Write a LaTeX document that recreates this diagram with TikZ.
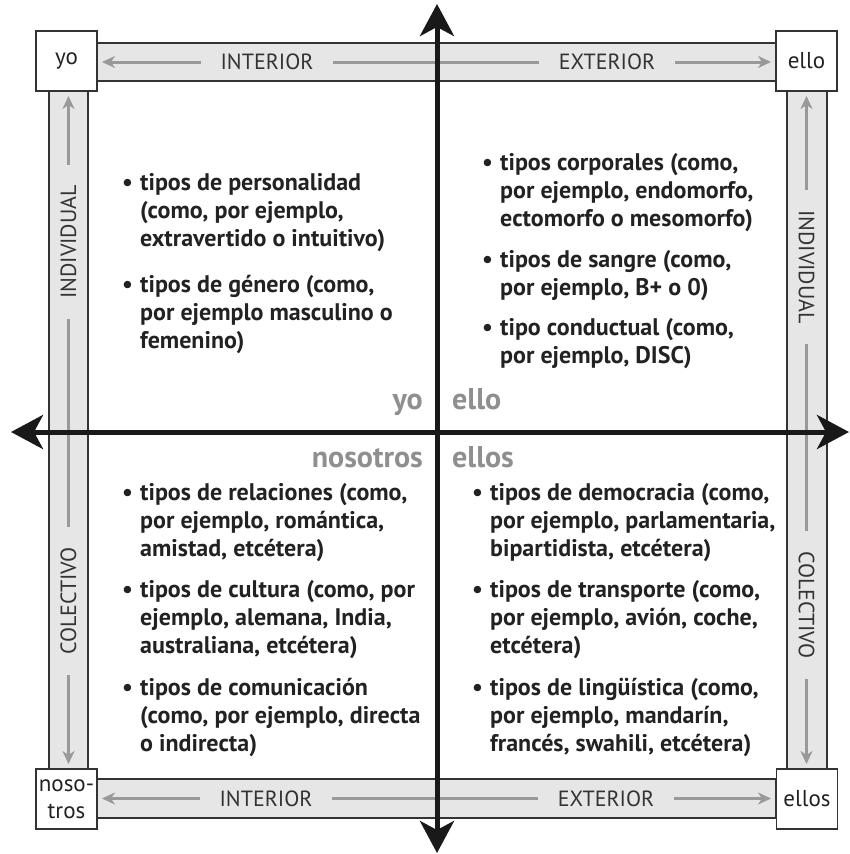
\documentclass[tikz,border=0pt]{standalone}
\usepackage{fontspec}
\setmainfont{PT Sans}
\usetikzlibrary{arrows.meta}
\definecolor{bandfill}{HTML}{E6E6E6}
\definecolor{bandline}{HTML}{333333}
\definecolor{arrgray}{HTML}{999999}
\definecolor{quadgray}{HTML}{8F8F8F}
\definecolor{txt}{HTML}{222222}
\newcommand\bul[1]{\begin{tabular}[t]{@{}p{18pt}@{}l@{}}\textbullet&\begin{tabular}[t]{@{}l@{}}#1\end{tabular}\end{tabular}}
\begin{document}
\begin{tikzpicture}[x=1pt,y=-1pt,
 band/.style={draw=bandline, line width=2pt, fill=bandfill, inner sep=0pt},
 cornerbox/.style={draw=bandline, line width=1.6pt, fill=white, minimum width=61pt, minimum height=60pt, inner sep=0pt, font=\fontsize{23}{27}\selectfont, text=txt, align=center},
 bandlabel/.style={fill=bandfill, inner xsep=20pt, inner ysep=2pt, text=bandline, font=\fontsize{22}{24}\selectfont},
 bandarrow/.style={draw=arrgray, line width=3pt, {Stealth[length=13pt,width=12pt,inset=4pt]}-{Stealth[length=13pt,width=12pt,inset=4pt]}, shorten <=6pt, shorten >=6pt},
 axis/.style={draw=black!90, line width=5pt, {Stealth[length=32pt,width=34pt,inset=9pt]}-{Stealth[length=32pt,width=34pt,inset=9pt]}},
 quad/.style={font=\bfseries\fontsize{30}{32}\selectfont, text=quadgray, inner sep=0pt},
 item/.style={anchor=base west, inner sep=0pt, text=txt, font=\bfseries\fontsize{24}{28}\selectfont}
]
\path[use as bounding box, fill=white] (0,0) rectangle (850,854);

% bands
\node[band, minimum width=679pt, minimum height=38pt] (topband) at (436.5,62) {};
\node[band, minimum width=679pt, minimum height=39pt] (botband) at (436.5,798.5) {};
\node[band, minimum width=39pt, minimum height=678pt] (leftband) at (68.5,430) {};
\node[band, minimum width=40pt, minimum height=678pt] (rightband) at (806.5,430) {};

% corner boxes
\node[cornerbox] (cyo) at (66.5,61) {yo};
\node[cornerbox] (cello) at (806.5,61) {ello};
\node[cornerbox] (cnos) at (66.5,799) {noso-\\tros};
\node[cornerbox] (cellos) at (807,799) {ellos};

% band arrows
\draw[bandarrow] (topband.west) -- (topband.east);
\draw[bandarrow] (botband.west) -- (botband.east);
\draw[bandarrow] (leftband.north) -- (leftband.south);
\draw[bandarrow] (rightband.north) -- (rightband.south);

% band labels
\node[bandlabel] (tint) at (267,62) {INTERIOR};
\node[bandlabel] (text) at (607,62) {EXTERIOR};
\node[bandlabel] (bint) at (266,799) {INTERIOR};
\node[bandlabel] (bext) at (606,799) {EXTERIOR};
\node[bandlabel, rotate=90] (lind) at (68.5,242) {INDIVIDUAL};
\node[bandlabel, rotate=90] (lcol) at (68.5,601) {COLECTIVO};
\node[bandlabel, rotate=-90] (rind) at (806.5,267) {INDIVIDUAL};
\node[bandlabel, rotate=-90] (rcol) at (806.5,605) {COLECTIVO};

% axes
\coordinate (axN) at (437,4);
\coordinate (axS) at (437,853);
\coordinate (axW) at (11,432);
\coordinate (axE) at (849,432);
\draw[axis] (axW) -- (axE);
\draw[axis] (axN) -- (axS);

% quadrant names
\node[quad, anchor=base east] (qyo) at (423,409) {yo};
\node[quad, anchor=base west] (qello) at (452,409) {ello};
\node[quad, anchor=base east] (qnos) at (423,467) {nosotros};
\node[quad, anchor=base west] (qellos) at (452,467) {ellos};

% quadrant texts
\node[item] (tl1) at (122,190) {\bul{tipos de personalidad\\(como, por ejemplo,\\extravertido o intuitivo)}};
\node[item] (tl2) at (122,292) {\bul{tipos de género (como,\\por ejemplo masculino o\\femenino)}};
\node[item] (tr1) at (482,170) {\bul{tipos corporales (como,\\por ejemplo, endomorfo,\\ectomorfo o mesomorfo)}};
\node[item] (tr2) at (482,267) {\bul{tipos de sangre (como,\\por ejemplo, B+ o 0)}};
\node[item] (tr3) at (482,335) {\bul{tipo conductual (como,\\por ejemplo, DISC)}};
\node[item] (bl1) at (122,500) {\bul{tipos de relaciones (como,\\por ejemplo, romántica,\\amistad, etcétera)}};
\node[item] (bl2) at (122,597) {\bul{tipos de cultura (como, por\\ejemplo, alemana, India,\\australiana, etcétera)}};
\node[item] (bl3) at (122,695) {\bul{tipos de comunicación\\(como, por ejemplo, directa\\o indirecta)}};
\node[item] (br1) at (472,500) {\bul{tipos de democracia (como,\\por ejemplo, parlamentaria,\\bipartidista, etcétera)}};
\node[item] (br2) at (472,597) {\bul{tipos de transporte (como,\\por ejemplo, avión, coche,\\etcétera)}};
\node[item] (br3) at (472,695) {\bul{tipos de lingüística (como,\\por ejemplo, mandarín,\\francés, swahili, etcétera)}};
\end{tikzpicture}
\end{document}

Do this:
Take the material above from its first line through the line holding "(cellos) at (807,799)" and set it down exactly, without the pictures.

Expected output:
Write a LaTeX document that recreates this diagram with TikZ.
\documentclass[tikz,border=0pt]{standalone}
\usepackage{fontspec}
\setmainfont{PT Sans}
\usetikzlibrary{arrows.meta}
\definecolor{bandfill}{HTML}{E6E6E6}
\definecolor{bandline}{HTML}{333333}
\definecolor{arrgray}{HTML}{999999}
\definecolor{quadgray}{HTML}{8F8F8F}
\definecolor{txt}{HTML}{222222}
\newcommand\bul[1]{\begin{tabular}[t]{@{}p{18pt}@{}l@{}}\textbullet&\begin{tabular}[t]{@{}l@{}}#1\end{tabular}\end{tabular}}
\begin{document}
\begin{tikzpicture}[x=1pt,y=-1pt,
 band/.style={draw=bandline, line width=2pt, fill=bandfill, inner sep=0pt},
 cornerbox/.style={draw=bandline, line width=1.6pt, fill=white, minimum width=61pt, minimum height=60pt, inner sep=0pt, font=\fontsize{23}{27}\selectfont, text=txt, align=center},
 bandlabel/.style={fill=bandfill, inner xsep=20pt, inner ysep=2pt, text=bandline, font=\fontsize{22}{24}\selectfont},
 bandarrow/.style={draw=arrgray, line width=3pt, {Stealth[length=13pt,width=12pt,inset=4pt]}-{Stealth[length=13pt,width=12pt,inset=4pt]}, shorten <=6pt, shorten >=6pt},
 axis/.style={draw=black!90, line width=5pt, {Stealth[length=32pt,width=34pt,inset=9pt]}-{Stealth[length=32pt,width=34pt,inset=9pt]}},
 quad/.style={font=\bfseries\fontsize{30}{32}\selectfont, text=quadgray, inner sep=0pt},
 item/.style={anchor=base west, inner sep=0pt, text=txt, font=\bfseries\fontsize{24}{28}\selectfont}
]
\path[use as bounding box, fill=white] (0,0) rectangle (850,854);

% bands
\node[band, minimum width=679pt, minimum height=38pt] (topband) at (436.5,62) {};
\node[band, minimum width=679pt, minimum height=39pt] (botband) at (436.5,798.5) {};
\node[band, minimum width=39pt, minimum height=678pt] (leftband) at (68.5,430) {};
\node[band, minimum width=40pt, minimum height=678pt] (rightband) at (806.5,430) {};

% corner boxes
\node[cornerbox] (cyo) at (66.5,61) {yo};
\node[cornerbox] (cello) at (806.5,61) {ello};
\node[cornerbox] (cnos) at (66.5,799) {noso-\\tros};
\node[cornerbox] (cellos) at (807,799) {ellos};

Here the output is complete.